● **GIVEN INFORMATION**:

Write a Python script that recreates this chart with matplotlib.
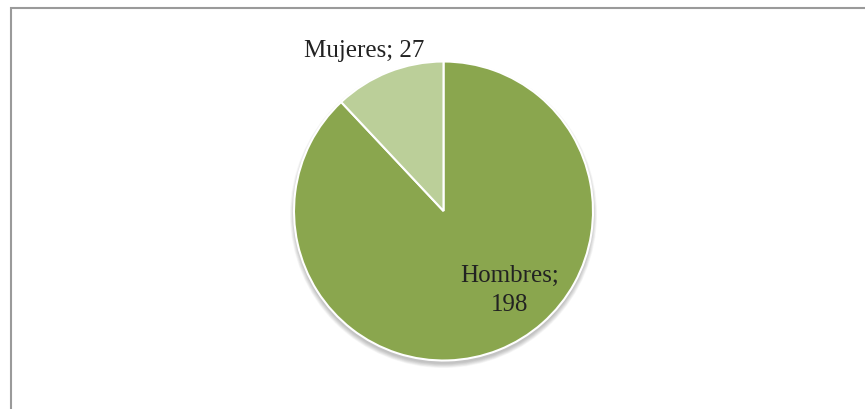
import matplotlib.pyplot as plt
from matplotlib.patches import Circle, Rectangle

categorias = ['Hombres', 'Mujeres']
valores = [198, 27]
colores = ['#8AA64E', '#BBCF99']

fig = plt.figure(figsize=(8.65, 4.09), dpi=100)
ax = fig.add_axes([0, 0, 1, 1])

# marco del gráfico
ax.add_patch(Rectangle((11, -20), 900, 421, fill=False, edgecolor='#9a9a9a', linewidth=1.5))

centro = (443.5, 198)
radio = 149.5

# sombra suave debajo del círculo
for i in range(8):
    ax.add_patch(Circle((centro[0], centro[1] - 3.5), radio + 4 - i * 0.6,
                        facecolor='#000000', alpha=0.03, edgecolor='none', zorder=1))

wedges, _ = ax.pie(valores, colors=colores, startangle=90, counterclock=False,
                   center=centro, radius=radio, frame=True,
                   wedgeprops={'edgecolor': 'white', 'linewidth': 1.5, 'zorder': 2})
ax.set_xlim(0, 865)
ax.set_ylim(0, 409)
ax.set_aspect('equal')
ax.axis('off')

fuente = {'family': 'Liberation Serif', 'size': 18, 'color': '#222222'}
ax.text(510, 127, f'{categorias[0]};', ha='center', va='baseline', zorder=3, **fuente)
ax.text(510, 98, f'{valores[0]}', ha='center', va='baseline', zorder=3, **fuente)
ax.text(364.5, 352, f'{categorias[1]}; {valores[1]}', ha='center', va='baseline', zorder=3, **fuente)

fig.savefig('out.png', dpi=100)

--

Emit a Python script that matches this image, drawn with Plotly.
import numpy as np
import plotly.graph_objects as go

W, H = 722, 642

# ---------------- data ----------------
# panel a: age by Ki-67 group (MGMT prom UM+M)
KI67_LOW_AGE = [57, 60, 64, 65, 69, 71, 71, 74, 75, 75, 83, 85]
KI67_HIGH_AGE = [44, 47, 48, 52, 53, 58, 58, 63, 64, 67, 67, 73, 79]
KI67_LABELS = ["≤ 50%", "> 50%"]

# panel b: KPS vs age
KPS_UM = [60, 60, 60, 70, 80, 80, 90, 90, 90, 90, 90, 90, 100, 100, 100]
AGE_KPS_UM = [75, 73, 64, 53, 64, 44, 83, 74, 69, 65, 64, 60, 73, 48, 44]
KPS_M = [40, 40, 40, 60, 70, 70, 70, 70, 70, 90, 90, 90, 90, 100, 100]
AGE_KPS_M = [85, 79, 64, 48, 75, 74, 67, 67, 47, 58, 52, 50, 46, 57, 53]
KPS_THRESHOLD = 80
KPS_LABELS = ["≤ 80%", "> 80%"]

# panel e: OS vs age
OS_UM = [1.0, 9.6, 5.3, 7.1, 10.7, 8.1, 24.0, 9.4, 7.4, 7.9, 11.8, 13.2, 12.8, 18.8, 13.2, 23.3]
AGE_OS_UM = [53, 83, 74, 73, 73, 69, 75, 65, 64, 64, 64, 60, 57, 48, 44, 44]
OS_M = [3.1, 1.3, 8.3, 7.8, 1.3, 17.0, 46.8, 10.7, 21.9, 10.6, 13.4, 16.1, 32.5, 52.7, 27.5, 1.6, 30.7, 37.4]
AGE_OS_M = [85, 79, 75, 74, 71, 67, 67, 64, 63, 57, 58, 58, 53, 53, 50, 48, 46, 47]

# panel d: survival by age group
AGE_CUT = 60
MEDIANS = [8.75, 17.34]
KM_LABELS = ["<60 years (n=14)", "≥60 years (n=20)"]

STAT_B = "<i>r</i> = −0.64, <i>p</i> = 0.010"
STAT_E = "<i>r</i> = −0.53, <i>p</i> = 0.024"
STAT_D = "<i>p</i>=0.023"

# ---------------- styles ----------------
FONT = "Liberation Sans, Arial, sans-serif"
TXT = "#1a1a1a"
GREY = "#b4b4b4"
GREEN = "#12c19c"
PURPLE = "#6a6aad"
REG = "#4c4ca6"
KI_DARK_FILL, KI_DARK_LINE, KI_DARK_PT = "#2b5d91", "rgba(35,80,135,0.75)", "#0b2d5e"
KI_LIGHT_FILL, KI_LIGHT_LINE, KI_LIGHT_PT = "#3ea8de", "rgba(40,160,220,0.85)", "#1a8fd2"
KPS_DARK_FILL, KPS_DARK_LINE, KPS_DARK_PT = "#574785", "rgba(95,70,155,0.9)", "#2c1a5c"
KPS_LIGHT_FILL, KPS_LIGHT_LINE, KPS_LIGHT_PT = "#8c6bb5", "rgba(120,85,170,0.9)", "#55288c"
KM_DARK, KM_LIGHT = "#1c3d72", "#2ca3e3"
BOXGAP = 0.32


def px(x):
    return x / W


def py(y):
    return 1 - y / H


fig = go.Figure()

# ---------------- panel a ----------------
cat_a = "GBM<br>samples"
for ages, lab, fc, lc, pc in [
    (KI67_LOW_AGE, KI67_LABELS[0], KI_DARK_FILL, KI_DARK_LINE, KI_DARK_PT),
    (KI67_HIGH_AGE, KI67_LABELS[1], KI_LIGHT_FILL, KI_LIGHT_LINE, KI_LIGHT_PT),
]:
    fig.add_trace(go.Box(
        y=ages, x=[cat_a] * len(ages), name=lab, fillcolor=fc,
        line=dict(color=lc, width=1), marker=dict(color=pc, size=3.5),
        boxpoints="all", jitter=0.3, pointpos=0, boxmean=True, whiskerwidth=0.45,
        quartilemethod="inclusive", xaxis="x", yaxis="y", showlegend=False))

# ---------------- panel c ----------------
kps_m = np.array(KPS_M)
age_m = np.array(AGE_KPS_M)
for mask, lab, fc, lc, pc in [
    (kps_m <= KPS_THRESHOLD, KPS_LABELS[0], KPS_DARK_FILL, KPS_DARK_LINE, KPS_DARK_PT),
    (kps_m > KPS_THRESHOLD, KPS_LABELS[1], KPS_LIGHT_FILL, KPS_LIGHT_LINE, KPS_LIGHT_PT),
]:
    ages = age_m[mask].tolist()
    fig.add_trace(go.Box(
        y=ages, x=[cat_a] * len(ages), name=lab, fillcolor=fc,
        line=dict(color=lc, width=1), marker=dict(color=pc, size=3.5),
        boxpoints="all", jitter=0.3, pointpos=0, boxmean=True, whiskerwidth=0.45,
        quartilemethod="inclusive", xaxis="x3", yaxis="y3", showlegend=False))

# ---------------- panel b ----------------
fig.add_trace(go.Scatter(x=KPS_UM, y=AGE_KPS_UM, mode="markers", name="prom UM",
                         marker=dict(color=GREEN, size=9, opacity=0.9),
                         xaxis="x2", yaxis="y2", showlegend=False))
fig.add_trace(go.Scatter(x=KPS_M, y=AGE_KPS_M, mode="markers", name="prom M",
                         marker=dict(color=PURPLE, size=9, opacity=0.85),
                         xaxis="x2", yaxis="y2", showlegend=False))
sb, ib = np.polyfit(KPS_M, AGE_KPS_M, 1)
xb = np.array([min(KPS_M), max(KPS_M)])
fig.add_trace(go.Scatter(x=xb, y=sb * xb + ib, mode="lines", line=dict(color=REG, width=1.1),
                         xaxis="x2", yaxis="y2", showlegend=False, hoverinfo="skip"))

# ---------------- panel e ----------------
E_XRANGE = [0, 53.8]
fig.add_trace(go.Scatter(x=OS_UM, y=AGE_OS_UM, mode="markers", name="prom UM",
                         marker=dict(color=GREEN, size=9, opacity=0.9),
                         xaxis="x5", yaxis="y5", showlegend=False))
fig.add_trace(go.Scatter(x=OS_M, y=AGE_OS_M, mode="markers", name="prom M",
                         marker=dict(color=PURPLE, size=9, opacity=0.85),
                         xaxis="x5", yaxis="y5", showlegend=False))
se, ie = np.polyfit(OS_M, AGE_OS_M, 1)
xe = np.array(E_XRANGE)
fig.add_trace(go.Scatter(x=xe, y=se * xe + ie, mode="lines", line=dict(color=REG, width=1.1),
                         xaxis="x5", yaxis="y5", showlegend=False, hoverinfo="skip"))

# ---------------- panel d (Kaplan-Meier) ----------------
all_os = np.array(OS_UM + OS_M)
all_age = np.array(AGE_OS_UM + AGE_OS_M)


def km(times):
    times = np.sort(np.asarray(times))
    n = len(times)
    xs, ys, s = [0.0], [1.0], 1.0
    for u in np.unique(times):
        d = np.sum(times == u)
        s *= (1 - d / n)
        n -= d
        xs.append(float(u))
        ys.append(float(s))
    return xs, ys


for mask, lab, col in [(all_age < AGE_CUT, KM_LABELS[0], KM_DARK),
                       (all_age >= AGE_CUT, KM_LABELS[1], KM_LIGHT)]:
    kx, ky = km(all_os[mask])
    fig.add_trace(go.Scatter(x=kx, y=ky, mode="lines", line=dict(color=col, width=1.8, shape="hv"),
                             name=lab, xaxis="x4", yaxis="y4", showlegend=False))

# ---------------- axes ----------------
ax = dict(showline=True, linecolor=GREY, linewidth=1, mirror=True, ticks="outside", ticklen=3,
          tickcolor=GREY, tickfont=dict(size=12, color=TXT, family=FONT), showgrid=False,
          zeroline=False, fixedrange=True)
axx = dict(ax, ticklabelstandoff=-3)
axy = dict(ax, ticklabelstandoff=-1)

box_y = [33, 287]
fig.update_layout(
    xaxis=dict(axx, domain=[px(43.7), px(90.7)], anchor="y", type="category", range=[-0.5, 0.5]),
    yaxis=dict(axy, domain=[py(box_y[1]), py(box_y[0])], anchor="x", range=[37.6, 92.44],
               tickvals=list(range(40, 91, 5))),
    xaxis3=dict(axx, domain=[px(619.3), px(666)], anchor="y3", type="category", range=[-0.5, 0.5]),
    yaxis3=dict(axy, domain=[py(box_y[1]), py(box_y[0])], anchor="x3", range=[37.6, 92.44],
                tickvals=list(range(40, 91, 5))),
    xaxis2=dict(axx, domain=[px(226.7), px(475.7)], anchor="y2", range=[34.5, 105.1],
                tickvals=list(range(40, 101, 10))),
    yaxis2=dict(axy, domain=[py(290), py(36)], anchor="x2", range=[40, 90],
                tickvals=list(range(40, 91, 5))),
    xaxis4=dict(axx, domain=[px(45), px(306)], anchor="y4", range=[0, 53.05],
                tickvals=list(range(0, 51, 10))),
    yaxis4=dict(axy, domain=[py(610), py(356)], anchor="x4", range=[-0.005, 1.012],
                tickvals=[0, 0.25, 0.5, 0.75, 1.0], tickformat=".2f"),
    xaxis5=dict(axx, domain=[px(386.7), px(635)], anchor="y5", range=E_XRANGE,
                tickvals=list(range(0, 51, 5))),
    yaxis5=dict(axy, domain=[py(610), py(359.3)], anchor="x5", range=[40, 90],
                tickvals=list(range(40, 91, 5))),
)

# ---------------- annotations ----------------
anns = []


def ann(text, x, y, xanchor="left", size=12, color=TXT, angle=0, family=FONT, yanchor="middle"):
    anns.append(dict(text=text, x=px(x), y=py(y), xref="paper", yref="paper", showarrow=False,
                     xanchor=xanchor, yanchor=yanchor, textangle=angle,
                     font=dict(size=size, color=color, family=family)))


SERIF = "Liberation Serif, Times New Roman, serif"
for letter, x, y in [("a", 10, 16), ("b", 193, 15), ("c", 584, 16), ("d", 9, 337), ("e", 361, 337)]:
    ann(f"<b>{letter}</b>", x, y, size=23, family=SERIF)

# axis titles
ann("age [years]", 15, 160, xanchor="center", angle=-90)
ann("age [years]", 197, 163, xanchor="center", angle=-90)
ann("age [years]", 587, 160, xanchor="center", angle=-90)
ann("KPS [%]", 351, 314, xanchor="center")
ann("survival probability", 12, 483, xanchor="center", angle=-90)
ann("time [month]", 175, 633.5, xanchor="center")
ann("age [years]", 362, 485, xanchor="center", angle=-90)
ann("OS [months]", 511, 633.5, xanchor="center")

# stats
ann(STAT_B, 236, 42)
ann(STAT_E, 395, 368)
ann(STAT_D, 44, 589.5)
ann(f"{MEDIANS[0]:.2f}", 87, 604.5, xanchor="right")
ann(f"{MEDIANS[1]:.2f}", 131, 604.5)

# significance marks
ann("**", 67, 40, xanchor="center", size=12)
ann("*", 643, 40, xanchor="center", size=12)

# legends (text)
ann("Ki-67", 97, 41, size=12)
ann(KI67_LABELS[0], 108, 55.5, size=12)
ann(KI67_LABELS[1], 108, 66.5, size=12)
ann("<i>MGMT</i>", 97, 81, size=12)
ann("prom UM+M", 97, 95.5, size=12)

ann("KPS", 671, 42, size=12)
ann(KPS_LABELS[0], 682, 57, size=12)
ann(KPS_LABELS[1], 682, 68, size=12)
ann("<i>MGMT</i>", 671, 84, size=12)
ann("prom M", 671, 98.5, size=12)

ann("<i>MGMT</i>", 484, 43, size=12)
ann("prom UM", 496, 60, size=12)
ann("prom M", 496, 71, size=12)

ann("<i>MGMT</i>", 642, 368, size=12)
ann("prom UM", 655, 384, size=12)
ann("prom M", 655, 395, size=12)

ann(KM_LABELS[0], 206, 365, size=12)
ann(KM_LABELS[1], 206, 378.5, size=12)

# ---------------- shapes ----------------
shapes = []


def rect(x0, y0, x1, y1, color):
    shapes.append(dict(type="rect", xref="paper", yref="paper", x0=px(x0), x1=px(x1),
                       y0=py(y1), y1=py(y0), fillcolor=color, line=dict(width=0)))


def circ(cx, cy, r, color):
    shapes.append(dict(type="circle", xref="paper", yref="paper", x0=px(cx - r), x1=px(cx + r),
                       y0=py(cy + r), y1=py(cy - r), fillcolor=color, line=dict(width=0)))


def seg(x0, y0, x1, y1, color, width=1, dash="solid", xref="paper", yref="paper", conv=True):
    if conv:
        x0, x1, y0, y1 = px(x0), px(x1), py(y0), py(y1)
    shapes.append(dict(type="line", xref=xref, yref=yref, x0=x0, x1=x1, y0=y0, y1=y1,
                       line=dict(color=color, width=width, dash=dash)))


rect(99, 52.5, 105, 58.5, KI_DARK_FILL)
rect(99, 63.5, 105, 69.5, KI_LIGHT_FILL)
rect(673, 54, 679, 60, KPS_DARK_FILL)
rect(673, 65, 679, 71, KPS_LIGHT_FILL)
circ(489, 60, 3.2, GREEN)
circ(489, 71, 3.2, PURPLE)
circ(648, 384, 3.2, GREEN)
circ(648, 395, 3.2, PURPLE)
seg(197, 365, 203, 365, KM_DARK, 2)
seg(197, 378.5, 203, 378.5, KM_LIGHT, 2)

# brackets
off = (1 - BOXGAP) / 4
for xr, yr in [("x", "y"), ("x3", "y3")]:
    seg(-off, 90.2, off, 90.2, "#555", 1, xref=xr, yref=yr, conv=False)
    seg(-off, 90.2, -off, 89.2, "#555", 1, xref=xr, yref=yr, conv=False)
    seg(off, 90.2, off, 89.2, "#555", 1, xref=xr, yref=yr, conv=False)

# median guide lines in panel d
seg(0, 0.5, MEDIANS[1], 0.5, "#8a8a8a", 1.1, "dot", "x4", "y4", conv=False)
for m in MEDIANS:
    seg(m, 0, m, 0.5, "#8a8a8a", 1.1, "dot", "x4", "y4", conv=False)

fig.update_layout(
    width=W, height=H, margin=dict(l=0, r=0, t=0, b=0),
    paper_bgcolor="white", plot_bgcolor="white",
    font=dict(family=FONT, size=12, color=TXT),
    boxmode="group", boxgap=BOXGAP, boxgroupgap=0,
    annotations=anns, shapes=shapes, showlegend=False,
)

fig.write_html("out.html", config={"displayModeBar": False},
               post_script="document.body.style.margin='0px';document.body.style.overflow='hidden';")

* * *

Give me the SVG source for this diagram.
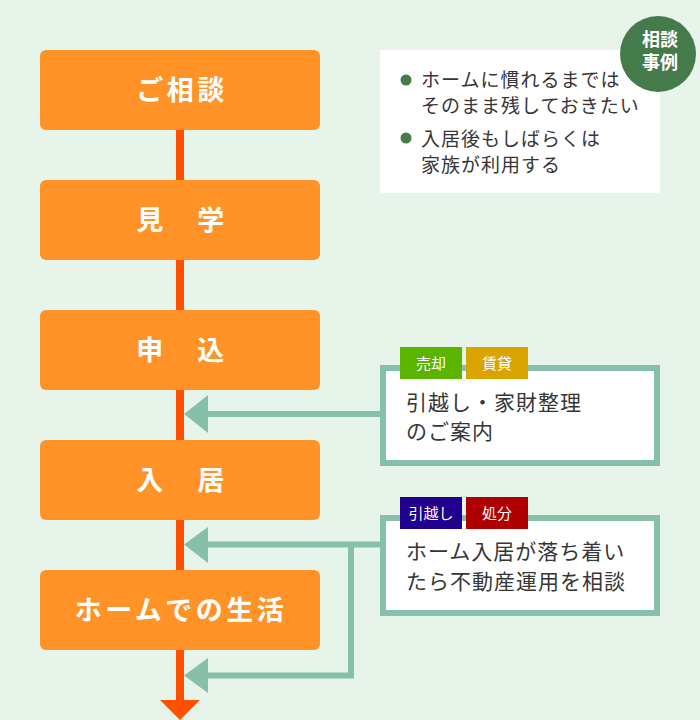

● **WRITTEN REQUEST**:
Look through the records and gather each line with the word "Python".

● **RESPONSE**:
Write a Python script that recreates this chart with matplotlib.
Emit a Python script that matches this image, drawn with Plotly.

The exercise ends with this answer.